Your task: Quote, verbatim, all material below, without pictures.

* start *

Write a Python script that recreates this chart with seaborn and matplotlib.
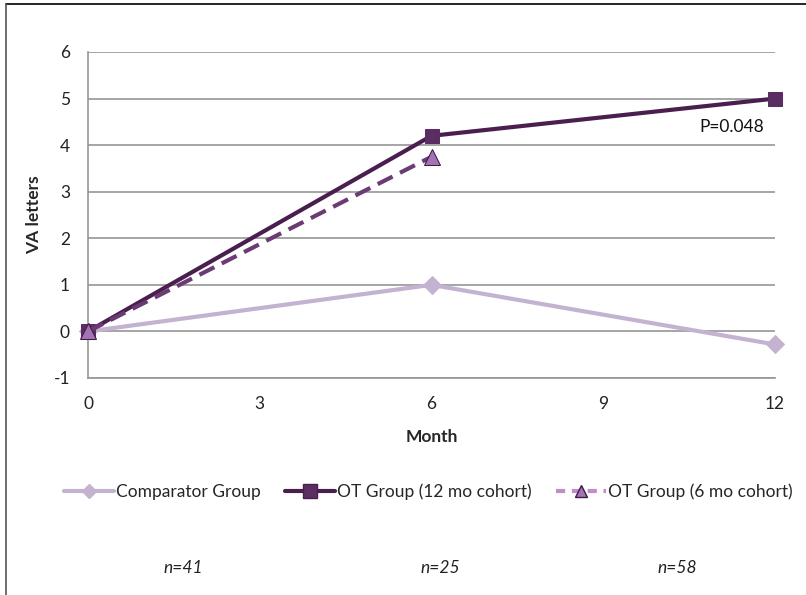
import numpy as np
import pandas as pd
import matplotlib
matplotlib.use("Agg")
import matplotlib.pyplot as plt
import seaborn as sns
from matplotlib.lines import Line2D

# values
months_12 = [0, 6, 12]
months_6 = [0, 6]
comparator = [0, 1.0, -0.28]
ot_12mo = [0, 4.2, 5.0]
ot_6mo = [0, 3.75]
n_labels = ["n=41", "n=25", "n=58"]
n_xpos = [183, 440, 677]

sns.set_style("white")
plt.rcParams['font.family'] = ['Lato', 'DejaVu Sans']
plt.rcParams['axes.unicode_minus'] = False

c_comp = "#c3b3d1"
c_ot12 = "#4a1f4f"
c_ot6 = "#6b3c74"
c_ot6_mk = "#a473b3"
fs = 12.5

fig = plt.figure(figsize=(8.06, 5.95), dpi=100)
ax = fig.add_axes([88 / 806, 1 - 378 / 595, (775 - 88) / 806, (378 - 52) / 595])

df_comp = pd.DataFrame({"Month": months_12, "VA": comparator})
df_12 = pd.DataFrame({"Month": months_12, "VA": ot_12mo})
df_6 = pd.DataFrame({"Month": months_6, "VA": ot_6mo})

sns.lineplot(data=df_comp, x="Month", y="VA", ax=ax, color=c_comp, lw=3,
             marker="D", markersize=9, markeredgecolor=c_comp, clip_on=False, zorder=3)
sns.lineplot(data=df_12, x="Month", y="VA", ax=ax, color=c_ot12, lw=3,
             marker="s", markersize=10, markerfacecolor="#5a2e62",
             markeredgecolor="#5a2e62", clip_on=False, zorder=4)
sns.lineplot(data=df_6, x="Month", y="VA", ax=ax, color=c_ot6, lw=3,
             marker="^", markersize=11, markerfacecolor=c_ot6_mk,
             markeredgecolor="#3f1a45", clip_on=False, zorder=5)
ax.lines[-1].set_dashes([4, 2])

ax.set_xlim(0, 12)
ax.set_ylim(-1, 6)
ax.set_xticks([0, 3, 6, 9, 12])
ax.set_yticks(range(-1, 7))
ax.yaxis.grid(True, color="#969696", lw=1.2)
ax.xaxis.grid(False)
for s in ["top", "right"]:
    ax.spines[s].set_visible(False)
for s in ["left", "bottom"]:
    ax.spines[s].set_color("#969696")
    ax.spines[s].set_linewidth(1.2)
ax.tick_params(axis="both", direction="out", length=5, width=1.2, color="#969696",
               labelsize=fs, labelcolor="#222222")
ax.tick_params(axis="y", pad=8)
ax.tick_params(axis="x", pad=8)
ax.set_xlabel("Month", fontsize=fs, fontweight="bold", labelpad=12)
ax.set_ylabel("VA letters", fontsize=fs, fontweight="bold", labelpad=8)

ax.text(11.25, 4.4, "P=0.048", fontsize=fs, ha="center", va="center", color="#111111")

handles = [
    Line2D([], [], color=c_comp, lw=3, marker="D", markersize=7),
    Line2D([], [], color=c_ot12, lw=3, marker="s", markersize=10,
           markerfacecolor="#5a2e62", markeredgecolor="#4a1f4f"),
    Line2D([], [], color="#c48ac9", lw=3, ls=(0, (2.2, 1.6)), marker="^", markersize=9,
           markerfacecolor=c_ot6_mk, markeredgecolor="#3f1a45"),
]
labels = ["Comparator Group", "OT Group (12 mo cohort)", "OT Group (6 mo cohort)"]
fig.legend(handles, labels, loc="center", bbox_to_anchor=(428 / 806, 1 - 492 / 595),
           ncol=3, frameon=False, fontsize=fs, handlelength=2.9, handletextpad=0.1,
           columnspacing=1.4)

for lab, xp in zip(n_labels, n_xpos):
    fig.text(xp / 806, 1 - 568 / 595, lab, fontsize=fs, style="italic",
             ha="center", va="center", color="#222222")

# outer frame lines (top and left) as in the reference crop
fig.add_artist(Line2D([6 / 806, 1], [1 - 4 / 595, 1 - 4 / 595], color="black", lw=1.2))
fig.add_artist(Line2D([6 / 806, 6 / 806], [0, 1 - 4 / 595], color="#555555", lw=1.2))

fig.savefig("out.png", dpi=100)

* end *

Problem solution:
Write a Python script that recreates this chart with seaborn and matplotlib.
import numpy as np
import pandas as pd
import matplotlib
matplotlib.use("Agg")
import matplotlib.pyplot as plt
import seaborn as sns
from matplotlib.lines import Line2D

# values
months_12 = [0, 6, 12]
months_6 = [0, 6]
comparator = [0, 1.0, -0.28]
ot_12mo = [0, 4.2, 5.0]
ot_6mo = [0, 3.75]
n_labels = ["n=41", "n=25", "n=58"]
n_xpos = [183, 440, 677]

sns.set_style("white")
plt.rcParams['font.family'] = ['Lato', 'DejaVu Sans']
plt.rcParams['axes.unicode_minus'] = False

c_comp = "#c3b3d1"
c_ot12 = "#4a1f4f"
c_ot6 = "#6b3c74"
c_ot6_mk = "#a473b3"
fs = 12.5

fig = plt.figure(figsize=(8.06, 5.95), dpi=100)
ax = fig.add_axes([88 / 806, 1 - 378 / 595, (775 - 88) / 806, (378 - 52) / 595])

df_comp = pd.DataFrame({"Month": months_12, "VA": comparator})
df_12 = pd.DataFrame({"Month": months_12, "VA": ot_12mo})
df_6 = pd.DataFrame({"Month": months_6, "VA": ot_6mo})

sns.lineplot(data=df_comp, x="Month", y="VA", ax=ax, color=c_comp, lw=3,
             marker="D", markersize=9, markeredgecolor=c_comp, clip_on=False, zorder=3)
sns.lineplot(data=df_12, x="Month", y="VA", ax=ax, color=c_ot12, lw=3,
             marker="s", markersize=10, markerfacecolor="#5a2e62",
             markeredgecolor="#5a2e62", clip_on=False, zorder=4)
sns.lineplot(data=df_6, x="Month", y="VA", ax=ax, color=c_ot6, lw=3,
             marker="^", markersize=11, markerfacecolor=c_ot6_mk,
             markeredgecolor="#3f1a45", clip_on=False, zorder=5)
ax.lines[-1].set_dashes([4, 2])

ax.set_xlim(0, 12)
ax.set_ylim(-1, 6)
ax.set_xticks([0, 3, 6, 9, 12])
ax.set_yticks(range(-1, 7))
ax.yaxis.grid(True, color="#969696", lw=1.2)
ax.xaxis.grid(False)
for s in ["top", "right"]:
    ax.spines[s].set_visible(False)
for s in ["left", "bottom"]:
    ax.spines[s].set_color("#969696")
    ax.spines[s].set_linewidth(1.2)
ax.tick_params(axis="both", direction="out", length=5, width=1.2, color="#969696",
               labelsize=fs, labelcolor="#222222")
ax.tick_params(axis="y", pad=8)
ax.tick_params(axis="x", pad=8)
ax.set_xlabel("Month", fontsize=fs, fontweight="bold", labelpad=12)
ax.set_ylabel("VA letters", fontsize=fs, fontweight="bold", labelpad=8)

ax.text(11.25, 4.4, "P=0.048", fontsize=fs, ha="center", va="center", color="#111111")

handles = [
    Line2D([], [], color=c_comp, lw=3, marker="D", markersize=7),
    Line2D([], [], color=c_ot12, lw=3, marker="s", markersize=10,
           markerfacecolor="#5a2e62", markeredgecolor="#4a1f4f"),
    Line2D([], [], color="#c48ac9", lw=3, ls=(0, (2.2, 1.6)), marker="^", markersize=9,
           markerfacecolor=c_ot6_mk, markeredgecolor="#3f1a45"),
]
labels = ["Comparator Group", "OT Group (12 mo cohort)", "OT Group (6 mo cohort)"]
fig.legend(handles, labels, loc="center", bbox_to_anchor=(428 / 806, 1 - 492 / 595),
           ncol=3, frameon=False, fontsize=fs, handlelength=2.9, handletextpad=0.1,
           columnspacing=1.4)

for lab, xp in zip(n_labels, n_xpos):
    fig.text(xp / 806, 1 - 568 / 595, lab, fontsize=fs, style="italic",
             ha="center", va="center", color="#222222")

# outer frame lines (top and left) as in the reference crop
fig.add_artist(Line2D([6 / 806, 1], [1 - 4 / 595, 1 - 4 / 595], color="black", lw=1.2))
fig.add_artist(Line2D([6 / 806, 6 / 806], [0, 1 - 4 / 595], color="#555555", lw=1.2))

fig.savefig("out.png", dpi=100)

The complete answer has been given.